____ DATA PROVIDED

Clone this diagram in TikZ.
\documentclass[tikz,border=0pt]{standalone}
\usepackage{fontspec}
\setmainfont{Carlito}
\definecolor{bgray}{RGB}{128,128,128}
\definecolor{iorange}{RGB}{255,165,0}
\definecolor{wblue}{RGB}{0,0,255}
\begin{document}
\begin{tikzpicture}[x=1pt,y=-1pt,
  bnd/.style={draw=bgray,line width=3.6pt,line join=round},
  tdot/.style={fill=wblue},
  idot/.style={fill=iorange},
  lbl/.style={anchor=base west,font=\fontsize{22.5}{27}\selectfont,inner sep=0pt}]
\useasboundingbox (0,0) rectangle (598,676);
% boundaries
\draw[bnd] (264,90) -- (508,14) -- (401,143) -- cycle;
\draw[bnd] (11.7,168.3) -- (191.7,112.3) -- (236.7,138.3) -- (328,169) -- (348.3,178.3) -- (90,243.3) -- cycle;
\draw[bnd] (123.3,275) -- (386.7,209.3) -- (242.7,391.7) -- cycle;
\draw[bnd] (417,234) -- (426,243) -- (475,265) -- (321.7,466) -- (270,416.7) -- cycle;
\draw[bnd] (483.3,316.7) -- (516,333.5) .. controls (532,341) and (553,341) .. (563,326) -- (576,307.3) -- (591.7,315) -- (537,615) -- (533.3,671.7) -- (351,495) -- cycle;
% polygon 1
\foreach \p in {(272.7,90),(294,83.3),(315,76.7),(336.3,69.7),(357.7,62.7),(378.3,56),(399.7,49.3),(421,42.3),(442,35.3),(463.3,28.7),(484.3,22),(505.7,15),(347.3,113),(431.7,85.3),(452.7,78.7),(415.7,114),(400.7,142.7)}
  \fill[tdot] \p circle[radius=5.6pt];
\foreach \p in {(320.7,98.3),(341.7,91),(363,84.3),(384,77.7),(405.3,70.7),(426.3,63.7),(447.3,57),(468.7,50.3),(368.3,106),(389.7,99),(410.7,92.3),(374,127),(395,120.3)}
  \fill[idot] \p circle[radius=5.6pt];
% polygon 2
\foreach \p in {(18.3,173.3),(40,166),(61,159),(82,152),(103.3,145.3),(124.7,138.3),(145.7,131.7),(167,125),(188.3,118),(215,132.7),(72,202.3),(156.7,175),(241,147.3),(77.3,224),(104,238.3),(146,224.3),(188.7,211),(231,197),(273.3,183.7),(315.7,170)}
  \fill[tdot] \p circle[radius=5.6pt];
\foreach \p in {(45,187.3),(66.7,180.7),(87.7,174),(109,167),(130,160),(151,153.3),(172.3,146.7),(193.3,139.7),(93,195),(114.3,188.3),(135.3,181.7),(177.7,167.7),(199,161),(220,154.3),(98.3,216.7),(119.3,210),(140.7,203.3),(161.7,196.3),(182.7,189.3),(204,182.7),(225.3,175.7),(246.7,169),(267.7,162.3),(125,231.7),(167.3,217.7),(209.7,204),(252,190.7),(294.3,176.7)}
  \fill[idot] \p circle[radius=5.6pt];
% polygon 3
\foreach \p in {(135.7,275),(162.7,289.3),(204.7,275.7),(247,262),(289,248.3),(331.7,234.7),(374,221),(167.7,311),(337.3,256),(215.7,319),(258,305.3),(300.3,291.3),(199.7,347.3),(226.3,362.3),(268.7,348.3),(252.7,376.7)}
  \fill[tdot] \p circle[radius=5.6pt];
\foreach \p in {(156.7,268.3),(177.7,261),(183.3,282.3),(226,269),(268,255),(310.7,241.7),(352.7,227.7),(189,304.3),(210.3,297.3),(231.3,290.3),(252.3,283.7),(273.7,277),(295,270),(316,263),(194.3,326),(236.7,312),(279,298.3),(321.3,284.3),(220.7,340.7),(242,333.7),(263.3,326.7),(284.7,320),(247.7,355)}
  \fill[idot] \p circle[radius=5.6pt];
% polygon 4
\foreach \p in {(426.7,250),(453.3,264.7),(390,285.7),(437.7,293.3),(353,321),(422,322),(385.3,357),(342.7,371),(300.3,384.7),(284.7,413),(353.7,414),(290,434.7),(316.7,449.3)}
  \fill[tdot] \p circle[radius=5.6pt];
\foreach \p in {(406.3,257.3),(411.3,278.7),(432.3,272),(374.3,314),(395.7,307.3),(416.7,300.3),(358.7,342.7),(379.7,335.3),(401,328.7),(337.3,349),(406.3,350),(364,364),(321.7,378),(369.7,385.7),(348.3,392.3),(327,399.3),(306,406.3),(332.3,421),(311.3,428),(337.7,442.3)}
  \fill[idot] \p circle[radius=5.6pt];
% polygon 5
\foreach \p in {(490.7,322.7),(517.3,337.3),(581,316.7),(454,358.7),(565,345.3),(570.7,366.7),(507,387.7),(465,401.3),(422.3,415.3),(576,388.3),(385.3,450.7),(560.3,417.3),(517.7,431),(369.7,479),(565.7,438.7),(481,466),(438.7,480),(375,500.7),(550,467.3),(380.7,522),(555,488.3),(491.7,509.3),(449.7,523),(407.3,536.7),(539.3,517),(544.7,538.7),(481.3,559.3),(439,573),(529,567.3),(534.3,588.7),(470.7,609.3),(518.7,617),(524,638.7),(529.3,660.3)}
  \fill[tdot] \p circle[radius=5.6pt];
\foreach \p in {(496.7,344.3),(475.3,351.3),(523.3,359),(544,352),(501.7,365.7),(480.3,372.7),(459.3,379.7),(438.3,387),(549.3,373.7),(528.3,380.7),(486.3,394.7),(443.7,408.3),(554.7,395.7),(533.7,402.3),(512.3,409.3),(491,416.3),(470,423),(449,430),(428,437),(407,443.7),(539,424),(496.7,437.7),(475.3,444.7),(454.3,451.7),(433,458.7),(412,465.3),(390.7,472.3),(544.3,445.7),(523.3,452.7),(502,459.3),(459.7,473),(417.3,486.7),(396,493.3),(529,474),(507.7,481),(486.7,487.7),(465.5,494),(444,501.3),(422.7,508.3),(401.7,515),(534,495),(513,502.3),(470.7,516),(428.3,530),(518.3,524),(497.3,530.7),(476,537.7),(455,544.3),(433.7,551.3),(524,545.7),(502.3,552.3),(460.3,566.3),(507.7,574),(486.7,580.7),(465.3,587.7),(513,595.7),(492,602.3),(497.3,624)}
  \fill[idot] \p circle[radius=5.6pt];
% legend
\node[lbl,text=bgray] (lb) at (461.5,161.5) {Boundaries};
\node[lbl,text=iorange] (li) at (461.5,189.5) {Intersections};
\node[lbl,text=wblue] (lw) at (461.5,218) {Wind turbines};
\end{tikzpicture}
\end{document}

________
____ DATA PROVIDED

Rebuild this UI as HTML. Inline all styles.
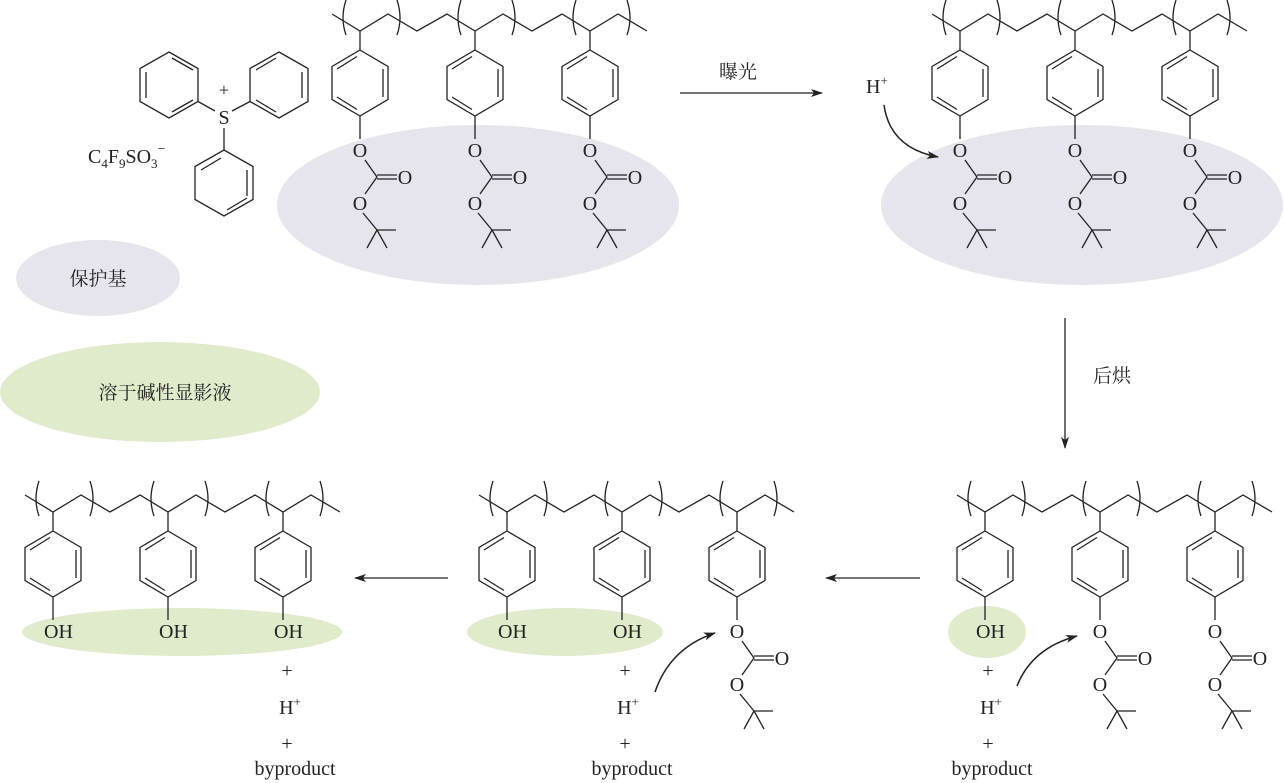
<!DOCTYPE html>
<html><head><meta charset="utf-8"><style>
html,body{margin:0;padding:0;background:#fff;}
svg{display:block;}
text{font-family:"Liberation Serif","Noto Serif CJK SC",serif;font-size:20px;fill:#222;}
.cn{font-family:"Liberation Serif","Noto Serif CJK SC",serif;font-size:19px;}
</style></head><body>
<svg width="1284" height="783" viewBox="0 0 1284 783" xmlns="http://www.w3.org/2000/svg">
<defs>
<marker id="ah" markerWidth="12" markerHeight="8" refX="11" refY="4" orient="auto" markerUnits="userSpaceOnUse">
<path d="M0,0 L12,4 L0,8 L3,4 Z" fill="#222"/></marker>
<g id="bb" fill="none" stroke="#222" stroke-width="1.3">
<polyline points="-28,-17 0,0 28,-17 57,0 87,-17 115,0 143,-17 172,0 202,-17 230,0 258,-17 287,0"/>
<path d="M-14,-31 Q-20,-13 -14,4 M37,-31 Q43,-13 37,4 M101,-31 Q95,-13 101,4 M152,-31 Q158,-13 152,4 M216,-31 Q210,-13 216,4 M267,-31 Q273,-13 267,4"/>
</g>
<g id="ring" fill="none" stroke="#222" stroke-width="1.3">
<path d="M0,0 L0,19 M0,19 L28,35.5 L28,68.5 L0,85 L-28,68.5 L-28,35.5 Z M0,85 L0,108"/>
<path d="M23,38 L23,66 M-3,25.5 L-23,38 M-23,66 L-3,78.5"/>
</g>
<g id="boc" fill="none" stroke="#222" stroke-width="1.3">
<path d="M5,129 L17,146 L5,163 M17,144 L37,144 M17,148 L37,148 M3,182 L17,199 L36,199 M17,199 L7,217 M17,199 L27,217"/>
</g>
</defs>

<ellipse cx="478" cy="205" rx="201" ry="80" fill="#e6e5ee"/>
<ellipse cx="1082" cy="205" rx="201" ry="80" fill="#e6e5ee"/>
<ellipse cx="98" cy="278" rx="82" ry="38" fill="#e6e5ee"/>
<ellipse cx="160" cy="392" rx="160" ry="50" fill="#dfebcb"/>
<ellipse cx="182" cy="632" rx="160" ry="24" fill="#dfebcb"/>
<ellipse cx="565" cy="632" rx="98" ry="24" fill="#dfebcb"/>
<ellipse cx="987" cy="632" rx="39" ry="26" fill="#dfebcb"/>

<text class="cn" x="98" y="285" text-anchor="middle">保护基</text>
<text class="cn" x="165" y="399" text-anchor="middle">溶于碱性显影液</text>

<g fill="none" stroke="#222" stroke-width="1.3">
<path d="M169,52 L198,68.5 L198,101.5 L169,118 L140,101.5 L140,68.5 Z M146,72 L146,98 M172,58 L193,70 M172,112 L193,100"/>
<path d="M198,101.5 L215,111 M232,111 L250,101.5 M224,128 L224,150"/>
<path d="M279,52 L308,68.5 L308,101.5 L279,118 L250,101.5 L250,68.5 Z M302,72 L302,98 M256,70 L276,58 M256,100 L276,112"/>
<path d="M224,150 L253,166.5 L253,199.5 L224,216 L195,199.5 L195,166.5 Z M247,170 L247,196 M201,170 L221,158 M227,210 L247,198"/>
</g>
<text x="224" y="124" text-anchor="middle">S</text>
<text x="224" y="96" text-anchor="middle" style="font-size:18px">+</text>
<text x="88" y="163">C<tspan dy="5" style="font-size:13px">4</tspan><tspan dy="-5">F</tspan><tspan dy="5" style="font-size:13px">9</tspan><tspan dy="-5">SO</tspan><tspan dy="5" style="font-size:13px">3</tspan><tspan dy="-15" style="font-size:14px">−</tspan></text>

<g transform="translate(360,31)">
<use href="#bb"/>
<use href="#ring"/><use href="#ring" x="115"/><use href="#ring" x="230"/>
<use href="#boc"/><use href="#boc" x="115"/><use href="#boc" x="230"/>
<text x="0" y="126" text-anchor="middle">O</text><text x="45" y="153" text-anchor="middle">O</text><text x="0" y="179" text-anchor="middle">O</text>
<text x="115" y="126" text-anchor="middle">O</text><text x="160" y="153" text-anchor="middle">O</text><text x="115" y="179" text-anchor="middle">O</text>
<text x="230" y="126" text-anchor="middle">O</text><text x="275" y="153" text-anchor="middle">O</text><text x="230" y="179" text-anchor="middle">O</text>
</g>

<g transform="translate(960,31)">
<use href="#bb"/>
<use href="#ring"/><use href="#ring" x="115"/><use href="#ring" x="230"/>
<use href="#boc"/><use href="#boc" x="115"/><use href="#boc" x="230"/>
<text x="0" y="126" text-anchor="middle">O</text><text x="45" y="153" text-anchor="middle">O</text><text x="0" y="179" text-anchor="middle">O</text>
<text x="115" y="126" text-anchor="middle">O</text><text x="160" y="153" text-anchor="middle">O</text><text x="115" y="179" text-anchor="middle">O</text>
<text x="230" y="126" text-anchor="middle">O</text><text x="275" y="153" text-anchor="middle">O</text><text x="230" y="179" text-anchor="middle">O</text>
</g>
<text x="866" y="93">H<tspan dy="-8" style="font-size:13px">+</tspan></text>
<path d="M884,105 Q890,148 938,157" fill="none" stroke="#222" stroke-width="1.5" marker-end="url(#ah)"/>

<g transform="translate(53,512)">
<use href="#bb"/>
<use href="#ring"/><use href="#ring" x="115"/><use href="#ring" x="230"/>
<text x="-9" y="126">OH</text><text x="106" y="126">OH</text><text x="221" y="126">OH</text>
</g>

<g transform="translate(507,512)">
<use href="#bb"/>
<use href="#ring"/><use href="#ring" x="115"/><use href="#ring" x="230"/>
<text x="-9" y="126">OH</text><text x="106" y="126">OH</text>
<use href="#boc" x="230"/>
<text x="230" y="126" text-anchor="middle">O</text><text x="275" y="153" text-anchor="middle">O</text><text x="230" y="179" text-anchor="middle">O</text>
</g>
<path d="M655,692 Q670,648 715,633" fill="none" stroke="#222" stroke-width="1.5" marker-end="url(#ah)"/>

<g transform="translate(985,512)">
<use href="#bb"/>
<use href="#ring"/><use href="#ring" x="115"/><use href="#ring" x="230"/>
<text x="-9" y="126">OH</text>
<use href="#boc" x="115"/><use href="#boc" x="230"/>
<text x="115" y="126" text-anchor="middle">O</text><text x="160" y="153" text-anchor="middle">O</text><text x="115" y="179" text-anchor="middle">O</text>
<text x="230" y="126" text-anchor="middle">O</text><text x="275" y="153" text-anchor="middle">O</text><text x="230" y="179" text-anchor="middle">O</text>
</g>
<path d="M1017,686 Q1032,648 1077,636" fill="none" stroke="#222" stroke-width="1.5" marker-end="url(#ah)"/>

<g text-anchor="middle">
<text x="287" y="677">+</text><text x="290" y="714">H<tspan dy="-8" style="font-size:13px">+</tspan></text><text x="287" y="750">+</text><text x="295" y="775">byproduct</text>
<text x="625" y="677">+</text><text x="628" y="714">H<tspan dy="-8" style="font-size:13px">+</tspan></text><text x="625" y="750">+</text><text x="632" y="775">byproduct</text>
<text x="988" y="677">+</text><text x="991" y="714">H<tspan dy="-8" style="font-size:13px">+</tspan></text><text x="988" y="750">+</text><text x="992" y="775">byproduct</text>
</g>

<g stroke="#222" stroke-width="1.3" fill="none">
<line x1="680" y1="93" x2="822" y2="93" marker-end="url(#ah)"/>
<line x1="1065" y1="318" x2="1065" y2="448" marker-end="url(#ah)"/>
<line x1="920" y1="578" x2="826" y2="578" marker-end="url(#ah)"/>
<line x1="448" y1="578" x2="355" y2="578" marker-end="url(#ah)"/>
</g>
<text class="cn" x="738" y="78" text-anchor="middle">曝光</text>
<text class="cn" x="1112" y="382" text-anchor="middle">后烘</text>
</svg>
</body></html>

________
____ DATA PROVIDED

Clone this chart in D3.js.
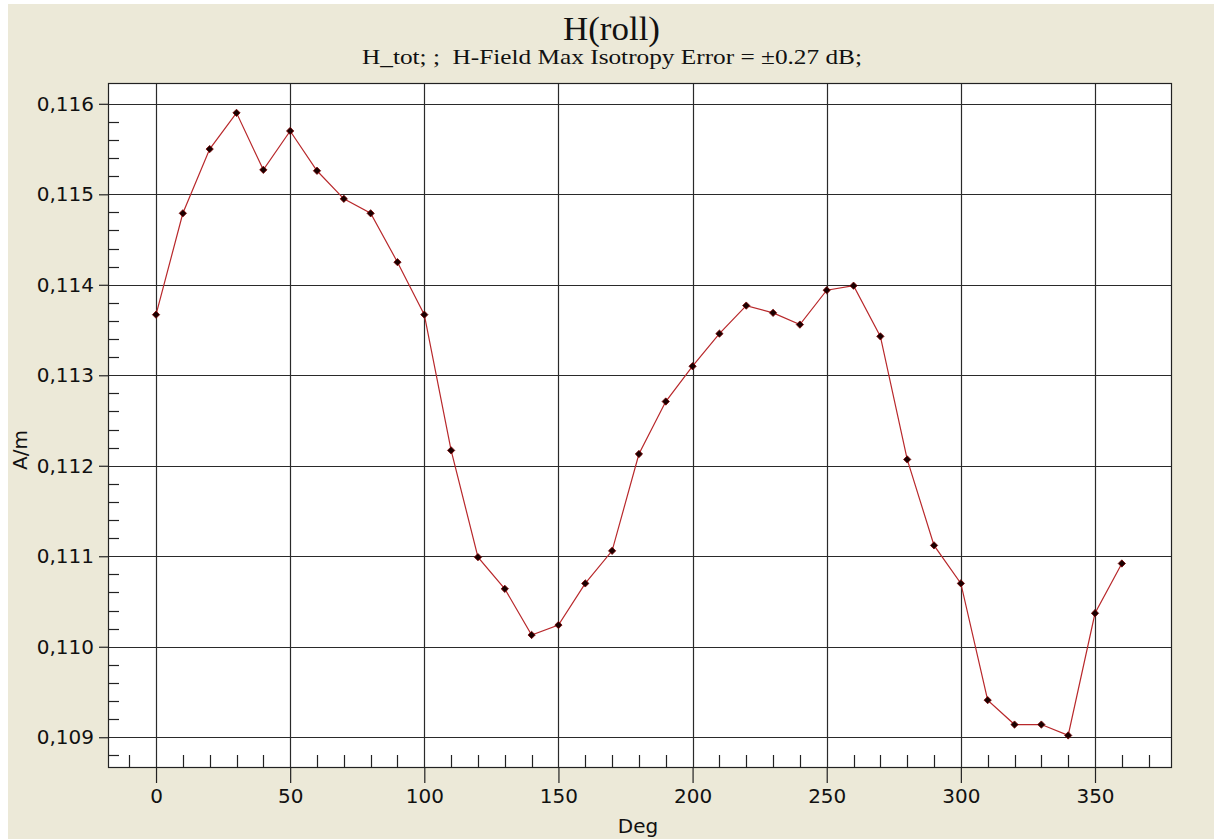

________

**STATED TASK**. Search the records above for the string "Clone". Copy every line that contains it.

**SOLVED EXERCISE**.
Clone this diagram in TikZ.
Clone this chart in D3.js.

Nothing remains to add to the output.